State of Afterschool & Summer Learning in Florida
The Florida Afterschool Network produced the ‘State of Afterschool & Summer Learning in Florida’ Report in October 2019. This report explores the landscape of Florida’s afterschool and summer learning programs, and provides context surrounding child welfare and juvenile crime to support community conversations on how the availability of high-quality afterschool helps communities address challenges to ensure youth thrive.
With funding from the Mott Foundation and the Florida Grade-Level Reading Campaign, as well as technical assistance from the National Conference of State Legislatures, FAN surveyed afterschool and summer learning providers throughout the state and mapped the responses by county.
The GIS maps provide a more comprehensive picture of Florida’s afterschool and summer learning providers, as Florida lacks a centralized system for identifying all out-of-school time learning opportunities for youth statewide. The maps clearly show that Florida’s programs are not geographically diverse enough to provide services to youth across the state. Furthermore, there are only approximately 8,500 afterschool providers in the state, far too few to accommodate Florida’s 2.2 million children between the ages of 5 to 14.
Now more than ever, it is time for Florida to focus on public policy that improves community and student health, safety, education and well-being. We must convene business leaders, policymakers, program providers and parents to thoughtfully create an afterschool system that provides youth a safe and enriching place to go when the school day or school year ends:
• Develop requirements for registration and oversight protocols for summer learning providers to help parents navigate summer learning experiences.

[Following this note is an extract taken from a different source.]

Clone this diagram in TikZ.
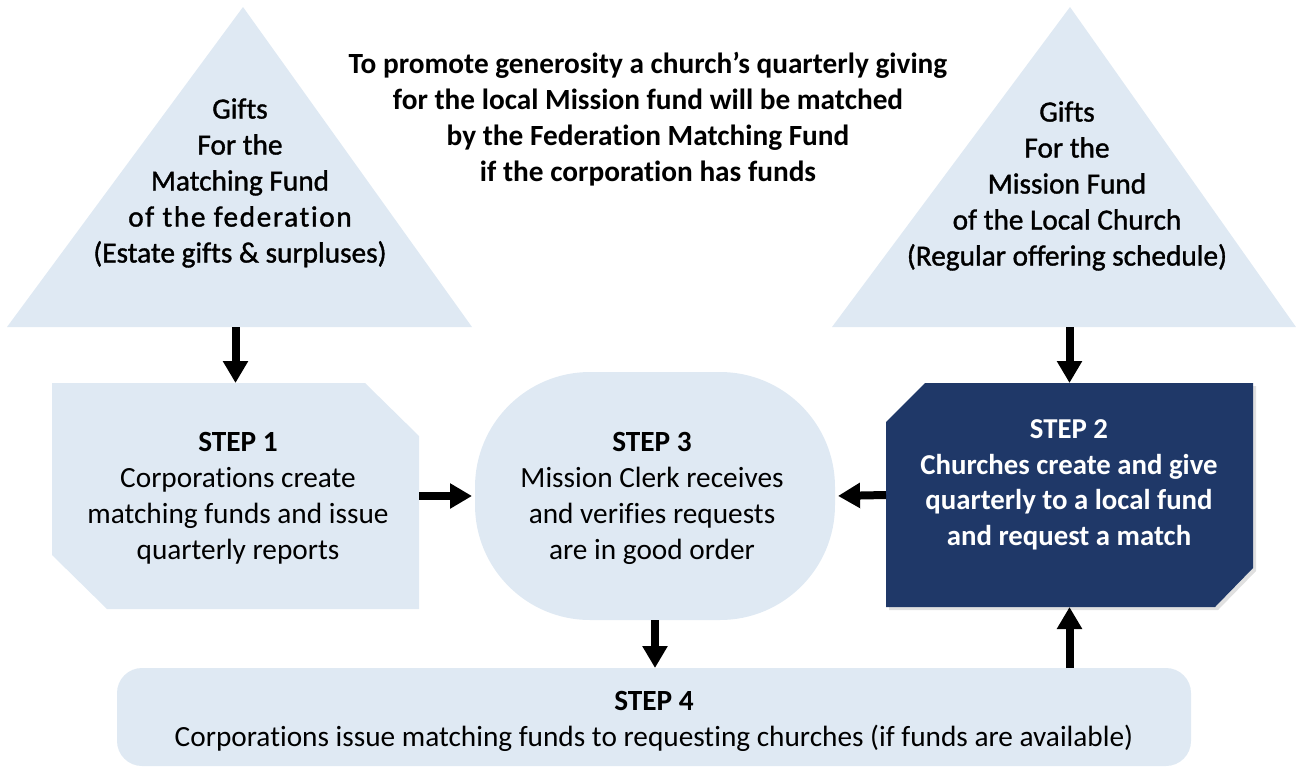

• Create a dedicated Summer Learning Scholarship funding stream for students at greatest risk of school failure.
• Increase public, corporate and local investments in afterschool and summer learning programs.
• Strengthen partnerships at the local, regional and state-level between school districts and community-based programs.
• Increase the number of ‘out-of-school time’ programs that have implemented the Florida Standards for Quality Afterschool Programs and completed the Florida Quality Self-Assessment & Improvement Guide.